╭─ Excerpted data

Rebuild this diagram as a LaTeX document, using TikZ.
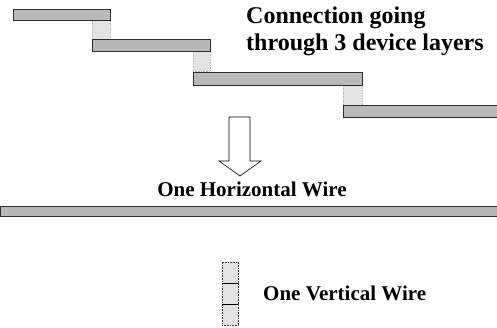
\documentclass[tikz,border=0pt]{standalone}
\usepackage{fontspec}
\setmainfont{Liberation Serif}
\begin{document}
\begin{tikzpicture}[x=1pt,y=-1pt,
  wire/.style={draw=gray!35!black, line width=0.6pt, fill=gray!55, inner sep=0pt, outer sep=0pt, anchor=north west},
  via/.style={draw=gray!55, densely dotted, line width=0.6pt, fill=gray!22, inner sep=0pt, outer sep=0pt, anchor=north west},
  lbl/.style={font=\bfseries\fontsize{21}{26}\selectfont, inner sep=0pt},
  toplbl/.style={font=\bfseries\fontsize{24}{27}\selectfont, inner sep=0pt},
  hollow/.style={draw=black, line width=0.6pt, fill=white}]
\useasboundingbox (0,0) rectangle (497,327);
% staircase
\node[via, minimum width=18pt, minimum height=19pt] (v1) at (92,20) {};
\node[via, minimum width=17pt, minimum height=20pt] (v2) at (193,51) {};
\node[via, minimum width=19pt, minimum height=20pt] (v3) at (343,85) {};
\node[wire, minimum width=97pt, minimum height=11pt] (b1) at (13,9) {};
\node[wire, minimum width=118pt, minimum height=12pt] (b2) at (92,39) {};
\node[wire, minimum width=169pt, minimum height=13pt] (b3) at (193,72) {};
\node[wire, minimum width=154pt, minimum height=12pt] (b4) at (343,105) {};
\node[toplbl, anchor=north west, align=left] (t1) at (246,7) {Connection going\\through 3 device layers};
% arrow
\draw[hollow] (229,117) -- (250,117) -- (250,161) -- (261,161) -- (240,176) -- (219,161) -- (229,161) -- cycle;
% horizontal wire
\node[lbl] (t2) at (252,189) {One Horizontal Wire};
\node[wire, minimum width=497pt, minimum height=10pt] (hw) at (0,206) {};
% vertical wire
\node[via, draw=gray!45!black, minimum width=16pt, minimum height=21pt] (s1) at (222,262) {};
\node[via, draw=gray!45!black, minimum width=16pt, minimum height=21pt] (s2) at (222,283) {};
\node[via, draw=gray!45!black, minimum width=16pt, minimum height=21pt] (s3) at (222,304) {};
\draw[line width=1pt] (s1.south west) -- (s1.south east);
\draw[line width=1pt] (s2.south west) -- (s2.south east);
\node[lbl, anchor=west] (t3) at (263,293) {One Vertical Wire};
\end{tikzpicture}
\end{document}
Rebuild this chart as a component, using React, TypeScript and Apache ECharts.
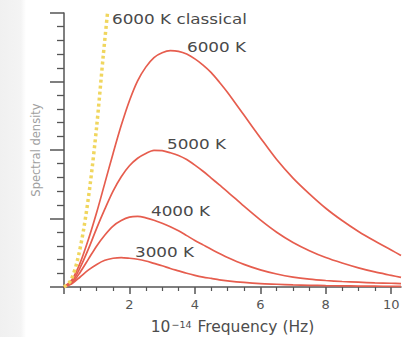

╰─
╭─ Excerpted data

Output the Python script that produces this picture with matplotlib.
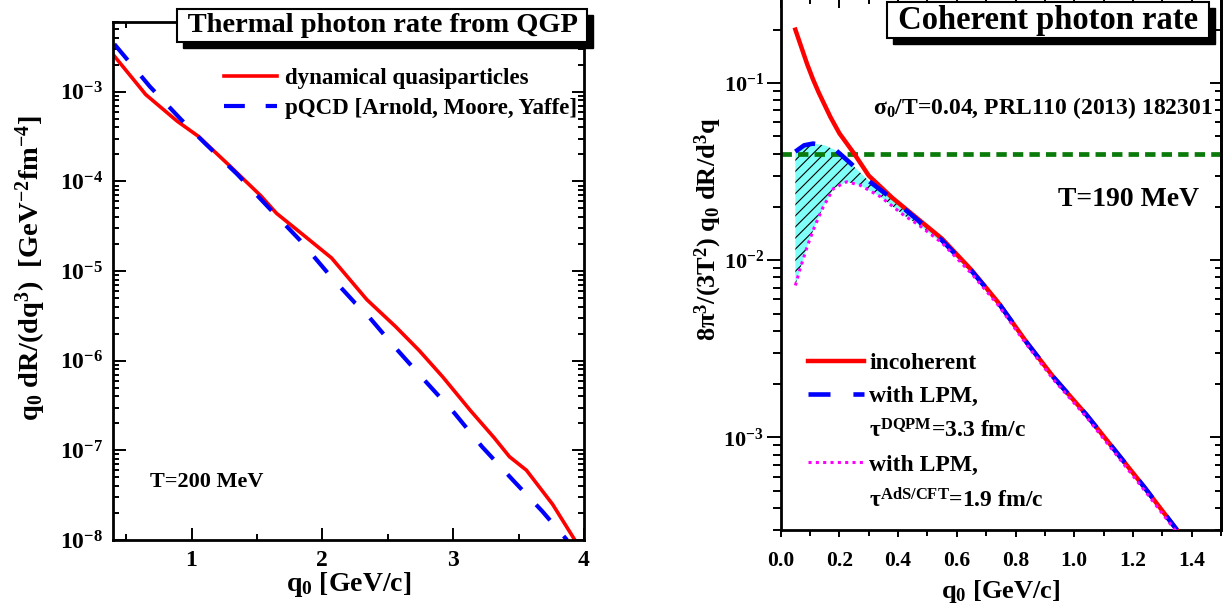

╰─

**Set task:** Return all lines containing the word "Rebuild".

**Solution to the exercise:**
Rebuild this diagram as a LaTeX document, using TikZ.
Rebuild this chart as a component, using React, TypeScript and Apache ECharts.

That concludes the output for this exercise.